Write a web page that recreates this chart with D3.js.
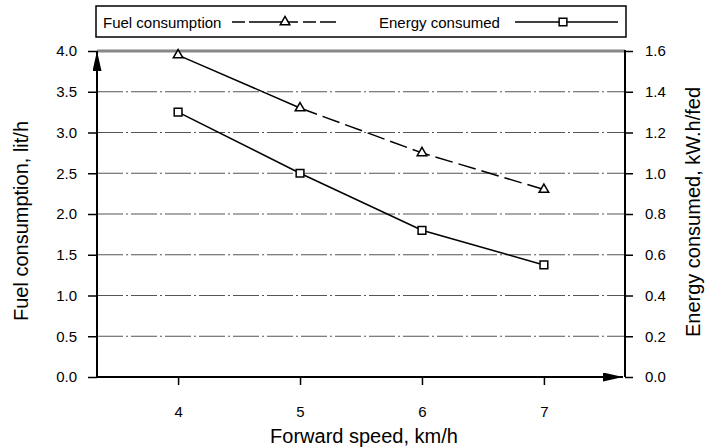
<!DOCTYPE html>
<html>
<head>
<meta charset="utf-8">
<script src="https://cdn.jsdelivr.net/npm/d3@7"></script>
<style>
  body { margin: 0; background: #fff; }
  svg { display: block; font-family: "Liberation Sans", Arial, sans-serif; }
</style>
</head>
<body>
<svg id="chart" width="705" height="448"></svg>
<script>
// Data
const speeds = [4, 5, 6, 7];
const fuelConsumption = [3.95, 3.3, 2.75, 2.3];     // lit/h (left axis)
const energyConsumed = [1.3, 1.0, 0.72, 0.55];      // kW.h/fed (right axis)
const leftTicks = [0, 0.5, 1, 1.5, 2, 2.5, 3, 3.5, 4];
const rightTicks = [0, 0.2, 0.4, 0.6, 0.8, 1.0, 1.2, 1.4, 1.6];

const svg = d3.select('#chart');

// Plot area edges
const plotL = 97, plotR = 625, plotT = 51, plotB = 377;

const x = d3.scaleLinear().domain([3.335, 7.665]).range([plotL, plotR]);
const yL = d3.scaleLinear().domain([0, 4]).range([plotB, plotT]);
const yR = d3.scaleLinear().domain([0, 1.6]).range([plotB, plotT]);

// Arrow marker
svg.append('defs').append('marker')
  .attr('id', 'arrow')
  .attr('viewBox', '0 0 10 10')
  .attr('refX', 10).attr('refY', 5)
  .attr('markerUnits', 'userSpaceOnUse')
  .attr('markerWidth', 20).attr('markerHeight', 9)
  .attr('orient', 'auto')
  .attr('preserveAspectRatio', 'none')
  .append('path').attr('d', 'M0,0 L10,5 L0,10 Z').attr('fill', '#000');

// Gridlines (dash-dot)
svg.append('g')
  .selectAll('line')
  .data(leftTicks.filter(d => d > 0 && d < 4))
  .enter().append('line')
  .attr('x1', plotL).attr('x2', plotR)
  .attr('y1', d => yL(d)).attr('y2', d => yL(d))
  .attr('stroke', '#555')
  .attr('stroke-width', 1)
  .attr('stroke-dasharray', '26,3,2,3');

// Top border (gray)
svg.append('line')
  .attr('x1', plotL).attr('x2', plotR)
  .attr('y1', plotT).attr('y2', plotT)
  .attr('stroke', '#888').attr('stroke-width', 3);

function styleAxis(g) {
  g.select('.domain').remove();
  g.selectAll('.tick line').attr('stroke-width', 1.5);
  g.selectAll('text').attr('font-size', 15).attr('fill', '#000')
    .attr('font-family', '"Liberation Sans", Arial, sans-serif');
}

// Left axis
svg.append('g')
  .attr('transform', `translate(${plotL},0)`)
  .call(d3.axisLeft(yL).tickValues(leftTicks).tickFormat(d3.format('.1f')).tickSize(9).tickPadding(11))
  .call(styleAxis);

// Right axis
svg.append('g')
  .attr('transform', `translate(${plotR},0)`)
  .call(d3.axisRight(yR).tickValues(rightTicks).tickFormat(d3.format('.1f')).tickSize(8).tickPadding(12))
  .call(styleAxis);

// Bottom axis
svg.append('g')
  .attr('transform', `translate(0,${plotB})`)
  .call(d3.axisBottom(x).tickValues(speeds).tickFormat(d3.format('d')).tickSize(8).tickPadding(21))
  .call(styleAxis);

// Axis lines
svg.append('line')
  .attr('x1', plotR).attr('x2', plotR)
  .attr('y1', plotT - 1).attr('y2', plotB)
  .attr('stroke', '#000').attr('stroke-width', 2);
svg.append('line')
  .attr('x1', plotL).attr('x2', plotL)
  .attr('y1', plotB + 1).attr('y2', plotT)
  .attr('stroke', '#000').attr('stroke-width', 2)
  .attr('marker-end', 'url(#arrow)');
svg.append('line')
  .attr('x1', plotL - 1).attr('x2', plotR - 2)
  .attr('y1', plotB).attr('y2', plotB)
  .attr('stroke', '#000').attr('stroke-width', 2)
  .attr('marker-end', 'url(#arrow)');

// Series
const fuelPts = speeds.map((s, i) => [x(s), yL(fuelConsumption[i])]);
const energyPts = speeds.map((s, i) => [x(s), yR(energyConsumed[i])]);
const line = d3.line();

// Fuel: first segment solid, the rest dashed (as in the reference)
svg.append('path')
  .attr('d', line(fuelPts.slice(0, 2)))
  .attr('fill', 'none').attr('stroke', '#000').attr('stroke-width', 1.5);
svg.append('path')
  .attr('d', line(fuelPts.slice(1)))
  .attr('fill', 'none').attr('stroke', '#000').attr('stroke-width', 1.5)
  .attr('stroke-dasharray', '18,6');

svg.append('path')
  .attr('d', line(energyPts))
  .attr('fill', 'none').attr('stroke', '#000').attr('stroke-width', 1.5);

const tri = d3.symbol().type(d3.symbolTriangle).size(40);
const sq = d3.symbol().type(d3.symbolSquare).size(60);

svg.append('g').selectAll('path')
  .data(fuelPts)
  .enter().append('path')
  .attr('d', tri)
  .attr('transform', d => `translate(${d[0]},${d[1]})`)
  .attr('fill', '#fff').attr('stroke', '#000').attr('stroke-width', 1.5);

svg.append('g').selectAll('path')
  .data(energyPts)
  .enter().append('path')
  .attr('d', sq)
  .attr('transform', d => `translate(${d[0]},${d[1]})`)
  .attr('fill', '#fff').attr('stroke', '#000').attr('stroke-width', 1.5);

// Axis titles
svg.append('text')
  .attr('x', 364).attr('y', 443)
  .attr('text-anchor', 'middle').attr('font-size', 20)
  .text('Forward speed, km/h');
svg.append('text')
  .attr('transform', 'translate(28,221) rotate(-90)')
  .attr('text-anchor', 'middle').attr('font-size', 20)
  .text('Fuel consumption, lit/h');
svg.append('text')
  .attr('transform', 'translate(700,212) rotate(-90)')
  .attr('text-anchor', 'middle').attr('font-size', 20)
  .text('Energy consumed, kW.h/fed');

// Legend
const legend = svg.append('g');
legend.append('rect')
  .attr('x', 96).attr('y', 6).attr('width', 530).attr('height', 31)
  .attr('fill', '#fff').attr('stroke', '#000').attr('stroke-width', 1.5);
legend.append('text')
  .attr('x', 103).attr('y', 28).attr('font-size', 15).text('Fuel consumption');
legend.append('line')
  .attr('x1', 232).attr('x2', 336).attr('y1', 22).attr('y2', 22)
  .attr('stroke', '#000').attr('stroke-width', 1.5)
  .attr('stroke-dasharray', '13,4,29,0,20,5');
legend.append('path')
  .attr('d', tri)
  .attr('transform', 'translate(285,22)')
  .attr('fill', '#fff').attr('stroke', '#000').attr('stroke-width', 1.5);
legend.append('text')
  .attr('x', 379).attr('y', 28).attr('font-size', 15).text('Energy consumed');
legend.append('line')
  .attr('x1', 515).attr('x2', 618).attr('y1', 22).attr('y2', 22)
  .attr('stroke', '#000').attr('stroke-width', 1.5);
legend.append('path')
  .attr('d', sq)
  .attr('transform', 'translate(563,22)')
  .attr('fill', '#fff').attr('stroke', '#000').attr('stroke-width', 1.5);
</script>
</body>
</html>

» **WHAT IS EXPECTED**: Strip out the pictures and quote the remaining data word for word.

» **EXERCISE SOLUTION**:
Write a web page that recreates this chart with D3.js.
<!DOCTYPE html>
<html>
<head>
<meta charset="utf-8">
<script src="https://cdn.jsdelivr.net/npm/d3@7"></script>
<style>
  body { margin: 0; background: #fff; }
  svg { display: block; font-family: "Liberation Sans", Arial, sans-serif; }
</style>
</head>
<body>
<svg id="chart" width="705" height="448"></svg>
<script>
// Data
const speeds = [4, 5, 6, 7];
const fuelConsumption = [3.95, 3.3, 2.75, 2.3];     // lit/h (left axis)
const energyConsumed = [1.3, 1.0, 0.72, 0.55];      // kW.h/fed (right axis)
const leftTicks = [0, 0.5, 1, 1.5, 2, 2.5, 3, 3.5, 4];
const rightTicks = [0, 0.2, 0.4, 0.6, 0.8, 1.0, 1.2, 1.4, 1.6];

const svg = d3.select('#chart');

// Plot area edges
const plotL = 97, plotR = 625, plotT = 51, plotB = 377;

const x = d3.scaleLinear().domain([3.335, 7.665]).range([plotL, plotR]);
const yL = d3.scaleLinear().domain([0, 4]).range([plotB, plotT]);
const yR = d3.scaleLinear().domain([0, 1.6]).range([plotB, plotT]);

// Arrow marker
svg.append('defs').append('marker')
  .attr('id', 'arrow')
  .attr('viewBox', '0 0 10 10')
  .attr('refX', 10).attr('refY', 5)
  .attr('markerUnits', 'userSpaceOnUse')
  .attr('markerWidth', 20).attr('markerHeight', 9)
  .attr('orient', 'auto')
  .attr('preserveAspectRatio', 'none')
  .append('path').attr('d', 'M0,0 L10,5 L0,10 Z').attr('fill', '#000');

// Gridlines (dash-dot)
svg.append('g')
  .selectAll('line')
  .data(leftTicks.filter(d => d > 0 && d < 4))
  .enter().append('line')
  .attr('x1', plotL).attr('x2', plotR)
  .attr('y1', d => yL(d)).attr('y2', d => yL(d))
  .attr('stroke', '#555')
  .attr('stroke-width', 1)
  .attr('stroke-dasharray', '26,3,2,3');

// Top border (gray)
svg.append('line')
  .attr('x1', plotL).attr('x2', plotR)
  .attr('y1', plotT).attr('y2', plotT)
  .attr('stroke', '#888').attr('stroke-width', 3);

function styleAxis(g) {
  g.select('.domain').remove();
  g.selectAll('.tick line').attr('stroke-width', 1.5);
  g.selectAll('text').attr('font-size', 15).attr('fill', '#000')
    .attr('font-family', '"Liberation Sans", Arial, sans-serif');
}

// Left axis
svg.append('g')
  .attr('transform', `translate(${plotL},0)`)
  .call(d3.axisLeft(yL).tickValues(leftTicks).tickFormat(d3.format('.1f')).tickSize(9).tickPadding(11))
  .call(styleAxis);

// Right axis
svg.append('g')
  .attr('transform', `translate(${plotR},0)`)
  .call(d3.axisRight(yR).tickValues(rightTicks).tickFormat(d3.format('.1f')).tickSize(8).tickPadding(12))
  .call(styleAxis);

// Bottom axis
svg.append('g')
  .attr('transform', `translate(0,${plotB})`)
  .call(d3.axisBottom(x).tickValues(speeds).tickFormat(d3.format('d')).tickSize(8).tickPadding(21))
  .call(styleAxis);

// Axis lines
svg.append('line')
  .attr('x1', plotR).attr('x2', plotR)
  .attr('y1', plotT - 1).attr('y2', plotB)
  .attr('stroke', '#000').attr('stroke-width', 2);
svg.append('line')
  .attr('x1', plotL).attr('x2', plotL)
  .attr('y1', plotB + 1).attr('y2', plotT)
  .attr('stroke', '#000').attr('stroke-width', 2)
  .attr('marker-end', 'url(#arrow)');
svg.append('line')
  .attr('x1', plotL - 1).attr('x2', plotR - 2)
  .attr('y1', plotB).attr('y2', plotB)
  .attr('stroke', '#000').attr('stroke-width', 2)
  .attr('marker-end', 'url(#arrow)');

// Series
const fuelPts = speeds.map((s, i) => [x(s), yL(fuelConsumption[i])]);
const energyPts = speeds.map((s, i) => [x(s), yR(energyConsumed[i])]);
const line = d3.line();

// Fuel: first segment solid, the rest dashed (as in the reference)
svg.append('path')
  .attr('d', line(fuelPts.slice(0, 2)))
  .attr('fill', 'none').attr('stroke', '#000').attr('stroke-width', 1.5);
svg.append('path')
  .attr('d', line(fuelPts.slice(1)))
  .attr('fill', 'none').attr('stroke', '#000').attr('stroke-width', 1.5)
  .attr('stroke-dasharray', '18,6');

svg.append('path')
  .attr('d', line(energyPts))
  .attr('fill', 'none').attr('stroke', '#000').attr('stroke-width', 1.5);

const tri = d3.symbol().type(d3.symbolTriangle).size(40);
const sq = d3.symbol().type(d3.symbolSquare).size(60);

svg.append('g').selectAll('path')
  .data(fuelPts)
  .enter().append('path')
  .attr('d', tri)
  .attr('transform', d => `translate(${d[0]},${d[1]})`)
  .attr('fill', '#fff').attr('stroke', '#000').attr('stroke-width', 1.5);

svg.append('g').selectAll('path')
  .data(energyPts)
  .enter().append('path')
  .attr('d', sq)
  .attr('transform', d => `translate(${d[0]},${d[1]})`)
  .attr('fill', '#fff').attr('stroke', '#000').attr('stroke-width', 1.5);

// Axis titles
svg.append('text')
  .attr('x', 364).attr('y', 443)
  .attr('text-anchor', 'middle').attr('font-size', 20)
  .text('Forward speed, km/h');
svg.append('text')
  .attr('transform', 'translate(28,221) rotate(-90)')
  .attr('text-anchor', 'middle').attr('font-size', 20)
  .text('Fuel consumption, lit/h');
svg.append('text')
  .attr('transform', 'translate(700,212) rotate(-90)')
  .attr('text-anchor', 'middle').attr('font-size', 20)
  .text('Energy consumed, kW.h/fed');

// Legend
const legend = svg.append('g');
legend.append('rect')
  .attr('x', 96).attr('y', 6).attr('width', 530).attr('height', 31)
  .attr('fill', '#fff').attr('stroke', '#000').attr('stroke-width', 1.5);
legend.append('text')
  .attr('x', 103).attr('y', 28).attr('font-size', 15).text('Fuel consumption');
legend.append('line')
  .attr('x1', 232).attr('x2', 336).attr('y1', 22).attr('y2', 22)
  .attr('stroke', '#000').attr('stroke-width', 1.5)
  .attr('stroke-dasharray', '13,4,29,0,20,5');
legend.append('path')
  .attr('d', tri)
  .attr('transform', 'translate(285,22)')
  .attr('fill', '#fff').attr('stroke', '#000').attr('stroke-width', 1.5);
legend.append('text')
  .attr('x', 379).attr('y', 28).attr('font-size', 15).text('Energy consumed');
legend.append('line')
  .attr('x1', 515).attr('x2', 618).attr('y1', 22).attr('y2', 22)
  .attr('stroke', '#000').attr('stroke-width', 1.5);
legend.append('path')
  .attr('d', sq)
  .attr('transform', 'translate(563,22)')
  .attr('fill', '#fff').attr('stroke', '#000').attr('stroke-width', 1.5);
</script>
</body>
</html>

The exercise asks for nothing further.